MongoDB’s Regex Is Convenient But Not Always Optimal
- For smaller datasets or partial text indexing, MongoDB’s regex can be surprisingly effective. However, if you’re doing heavy substring searches across millions of large strings, specialized string-search algorithms or indexing structures are often faster.
Data Structures Matter
- Tries, suffix arrays, and suffix trees can significantly reduce lookup times, but they also require substantial memory. Weigh your memory constraints before committing to these structures.
Avoid One-Size-Fits-All
- Real-world systems often need a combination of techniques. For instance, you might combine hashing and regex, or use even more advanced algorithms, depending on the use case.

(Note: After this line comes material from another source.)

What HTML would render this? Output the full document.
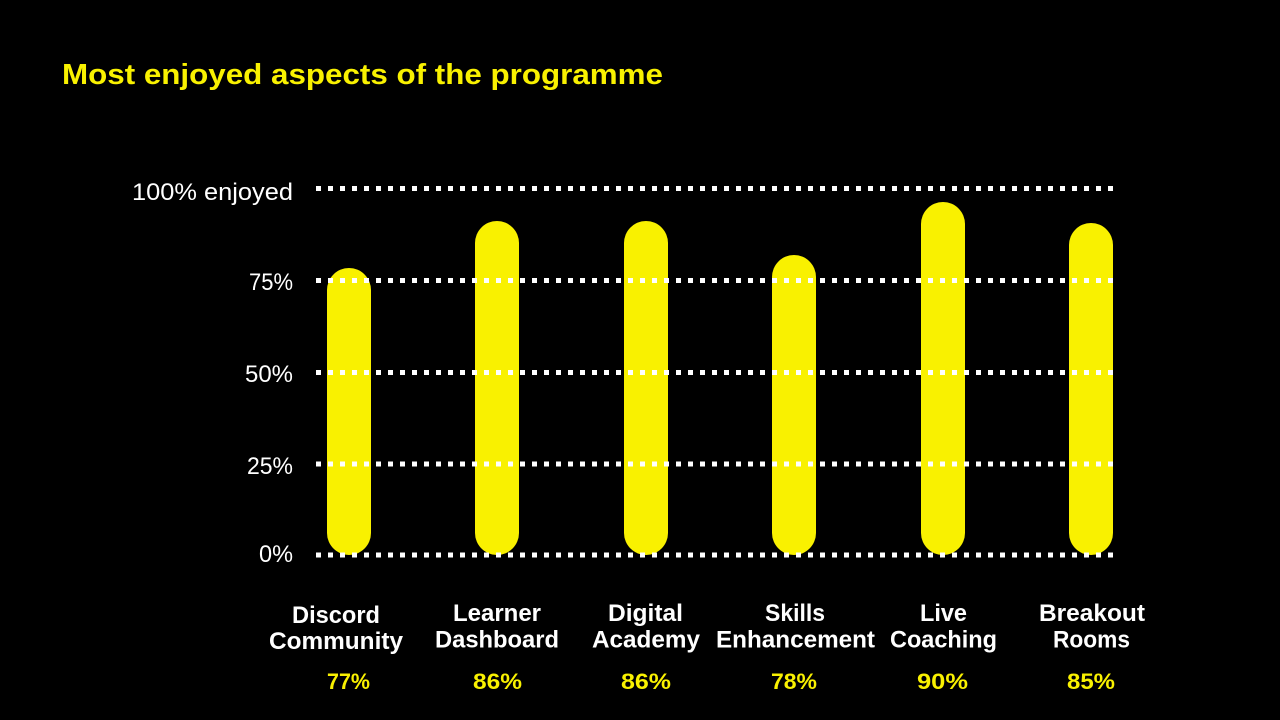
<!DOCTYPE html>
<html>
<head>
<meta charset="utf-8">
<style>
  html, body { margin:0; padding:0; background:#000; }
  body { width:1280px; height:720px; overflow:hidden; }
  svg { display:block; }
  .tick { font-family:"Liberation Sans", sans-serif; font-size:24px; fill:#fff; }
  .cat { font-family:"Liberation Sans", sans-serif; font-weight:bold; font-size:24px; fill:#fff; }
  .pct { font-family:"Liberation Sans", sans-serif; font-weight:bold; font-size:22px; fill:#F9F100; }
  .title { font-family:"Liberation Sans", sans-serif; font-weight:bold; font-size:29px; fill:#F9F100; }
</style>
</head>
<body>
<svg width="1280" height="720" viewBox="0 0 1280 720" xmlns="http://www.w3.org/2000/svg">
  <rect width="1280" height="720" fill="#000"/>

  <text class="title" x="62" y="84" textLength="601" lengthAdjust="spacingAndGlyphs">Most enjoyed aspects of the programme</text>

  <!-- bars -->
  <g fill="#F9F100">
    <rect x="327" y="268" width="44" height="287" rx="22" ry="22"/>
    <rect x="475" y="221" width="44" height="334" rx="22" ry="22"/>
    <rect x="624" y="221" width="44" height="334" rx="22" ry="22"/>
    <rect x="772" y="255" width="44" height="300" rx="22" ry="22"/>
    <rect x="921" y="202" width="44" height="353" rx="22" ry="22"/>
    <rect x="1069" y="223" width="44" height="332" rx="22" ry="22"/>
  </g>

  <!-- dotted gridlines -->
  <g stroke="#fff" stroke-width="5" stroke-dasharray="5 7" fill="none">
    <line x1="316" y1="188.5" x2="1114" y2="188.5"/>
    <line x1="316" y1="280.5" x2="1114" y2="280.5"/>
    <line x1="316" y1="372.5" x2="1114" y2="372.5"/>
    <line x1="316" y1="464" x2="1114" y2="464"/>
    <line x1="316" y1="555" x2="1114" y2="555"/>
  </g>

  <!-- tick labels -->
  <text class="tick" x="132" y="200" textLength="161" lengthAdjust="spacingAndGlyphs">100% enjoyed</text>
  <text class="tick" x="249" y="290" textLength="44" lengthAdjust="spacingAndGlyphs">75%</text>
  <text class="tick" x="245" y="382" textLength="48" lengthAdjust="spacingAndGlyphs">50%</text>
  <text class="tick" x="247" y="474" textLength="46" lengthAdjust="spacingAndGlyphs">25%</text>
  <text class="tick" x="259" y="562" textLength="34" lengthAdjust="spacingAndGlyphs">0%</text>

  <!-- category labels -->
  <text class="cat" x="292" y="623" textLength="88" lengthAdjust="spacingAndGlyphs">Discord</text>
  <text class="cat" x="269" y="649" textLength="134" lengthAdjust="spacingAndGlyphs">Community</text>

  <text class="cat" x="453" y="621" textLength="88" lengthAdjust="spacingAndGlyphs">Learner</text>
  <text class="cat" x="435" y="647.5" textLength="124" lengthAdjust="spacingAndGlyphs">Dashboard</text>

  <text class="cat" x="608" y="621" textLength="75" lengthAdjust="spacingAndGlyphs">Digital</text>
  <text class="cat" x="592" y="647.5" textLength="108" lengthAdjust="spacingAndGlyphs">Academy</text>

  <text class="cat" x="765" y="621" textLength="60" lengthAdjust="spacingAndGlyphs">Skills</text>
  <text class="cat" x="716" y="647.5" textLength="159" lengthAdjust="spacingAndGlyphs">Enhancement</text>

  <text class="cat" x="920" y="621" textLength="47" lengthAdjust="spacingAndGlyphs">Live</text>
  <text class="cat" x="890" y="647.5" textLength="107" lengthAdjust="spacingAndGlyphs">Coaching</text>

  <text class="cat" x="1039" y="621" textLength="106" lengthAdjust="spacingAndGlyphs">Breakout</text>
  <text class="cat" x="1053" y="647.5" textLength="77" lengthAdjust="spacingAndGlyphs">Rooms</text>

  <!-- percentages -->
  <text class="pct" x="327" y="689" textLength="43" lengthAdjust="spacingAndGlyphs">77%</text>
  <text class="pct" x="473" y="689" textLength="49" lengthAdjust="spacingAndGlyphs">86%</text>
  <text class="pct" x="621" y="689" textLength="50" lengthAdjust="spacingAndGlyphs">86%</text>
  <text class="pct" x="771" y="689" textLength="46" lengthAdjust="spacingAndGlyphs">78%</text>
  <text class="pct" x="917" y="689" textLength="51" lengthAdjust="spacingAndGlyphs">90%</text>
  <text class="pct" x="1067" y="689" textLength="48" lengthAdjust="spacingAndGlyphs">85%</text>
</svg>
</body>
</html>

Don’t Forget About Indexes
- Carefully plan your database structure and index keys or columns to enable faster lookups. Proper indexing can dramatically speed up queries.
Complexity & Maintenance
- Remember that maintaining advanced data structures (like Aho-Corasick or complex tries) can be difficult if your data updates frequently. Always compare the maintenance costs to the performance gains.
Final Words
Optimizing searches over millions of strings can be an intimidating challenge, but it’s also an exciting opportunity to explore a rich toolbox of algorithms and data structures. From naive substring checks to Rabin-Karp hashing, from MongoDB’s regex to advanced Aho-Corasick pattern matching, and from prefix/suffix searches to building a Trie, each approach has its sweet spot.

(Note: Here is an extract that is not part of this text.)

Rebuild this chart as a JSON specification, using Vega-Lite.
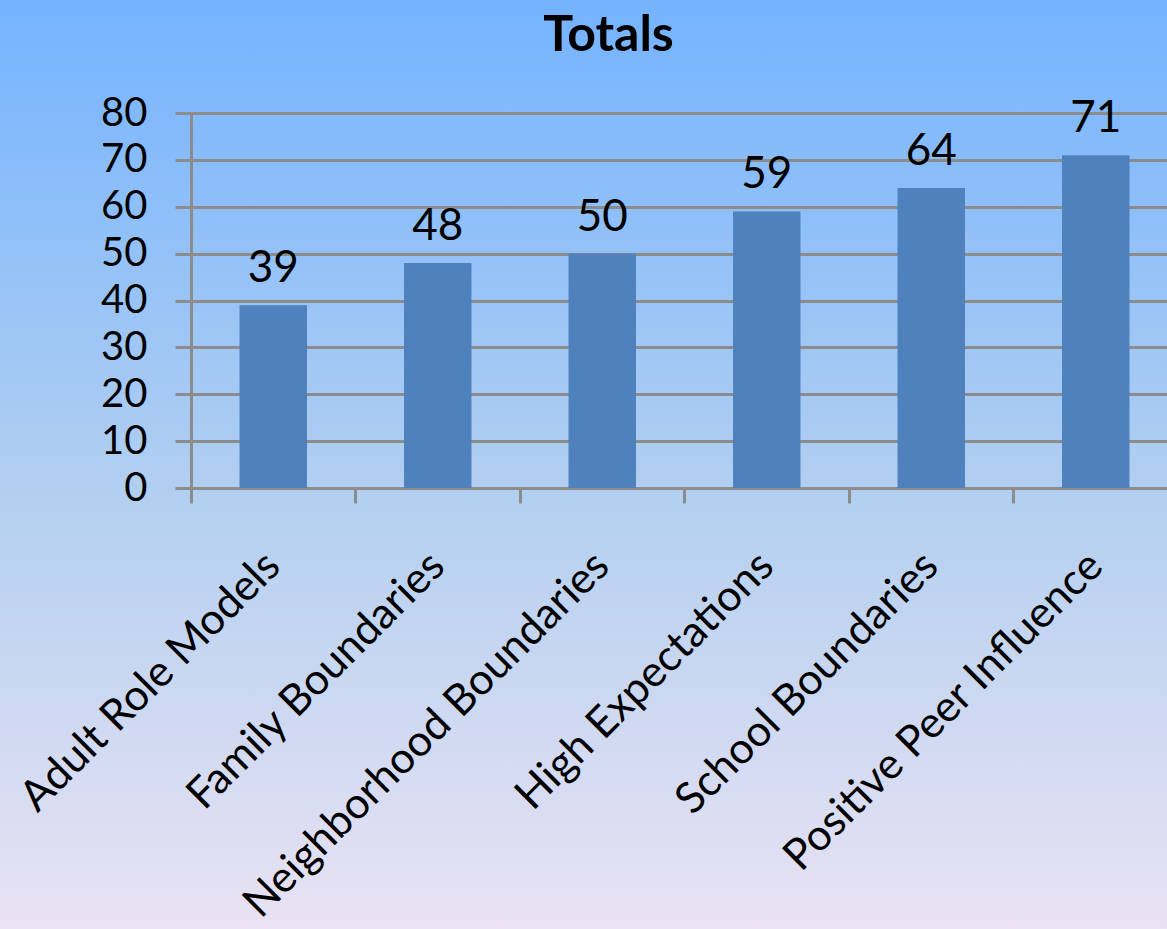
{
  "$schema": "https://vega.github.io/schema/vega-lite/v6.json",
  "width": 1167,
  "height": 929,
  "autosize": {"type": "none"},
  "padding": 0,
  "background": "#e9e2f3",
  "title": {"text": "Totals", "font": "Lato", "fontSize": 50, "fontWeight": "bold", "color": "#000000", "anchor": "middle", "dx": 25, "offset": -61},
  "data": {"values": [
    {"category": "Adult Role Models", "total": 39},
    {"category": "Family Boundaries", "total": 48},
    {"category": "Neighborhood Boundaries", "total": 50},
    {"category": "High Expectations", "total": 59},
    {"category": "School Boundaries", "total": 64},
    {"category": "Positive Peer Influence", "total": 71}
  ]},
  "encoding": {
    "x": {"field": "category", "type": "nominal", "sort": null,
      "scale": {"range": [191, 1178], "paddingInner": 0.59, "paddingOuter": 0.295},
      "axis": {"title": null, "offset": -441, "labelAngle": -45, "labelAlign": "right", "labelBaseline": "middle", "labelFont": "Lato", "labelFontSize": 43, "labelColor": "#000000", "labelPadding": 56, "tickSize": 15, "tickColor": "#8c8c8c", "tickWidth": 3, "domainColor": "#8c8c8c", "domainWidth": 3, "grid": false, "bandPosition": -0.7195, "labelLimit": 800, "labelOverlap": false}},
    "y": {"field": "total", "type": "quantitative",
      "scale": {"domain": [0, 80], "nice": false, "range": [488, 113]},
      "axis": {"title": null, "offset": -191, "values": [0,10,20,30,40,50,60,70,80], "labelFont": "Lato", "labelFontSize": 40, "labelColor": "#000000", "labelPadding": 28, "tickSize": 16, "tickColor": "#8c8c8c", "tickWidth": 3, "domainColor": "#8c8c8c", "domainWidth": 3, "gridColor": "#8c8c8c", "gridWidth": 3, "gridOpacity": 1, "labelOverlap": false}},
    "y2": {"datum": 0}
  },
  "layer": [
    {"mark": {"type": "bar", "color": "#4f81bd"}},
    {"mark": {"type": "text", "font": "Lato", "fontSize": 44, "color": "#000000", "dy": -36}, "encoding": {"text": {"field": "total", "type": "quantitative"}, "y2": null}}
  ],
  "config": {"view": {"stroke": null, "fill": {"gradient": "linear", "x1": 0, "y1": 0, "x2": 0, "y2": 1, "stops": [{"offset": 0, "color": "#74b3ff"}, {"offset": 0.55, "color": "#b4d0f0"}, {"offset": 1, "color": "#e9e2f3"}]}}}
}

- If you face repeated queries, caching might be the simplest, biggest win.
- If you handle large-scale logs with multiple search terms, Aho-Corasick is unrivaled.
- For “starts with” queries, Tries or specialized prefix indexes can drastically speed up lookups.
In my project, combining these techniques led to a balanced, high-performance search solution that now handles millions of strings in near real-time—making our users, and my team, extremely happy.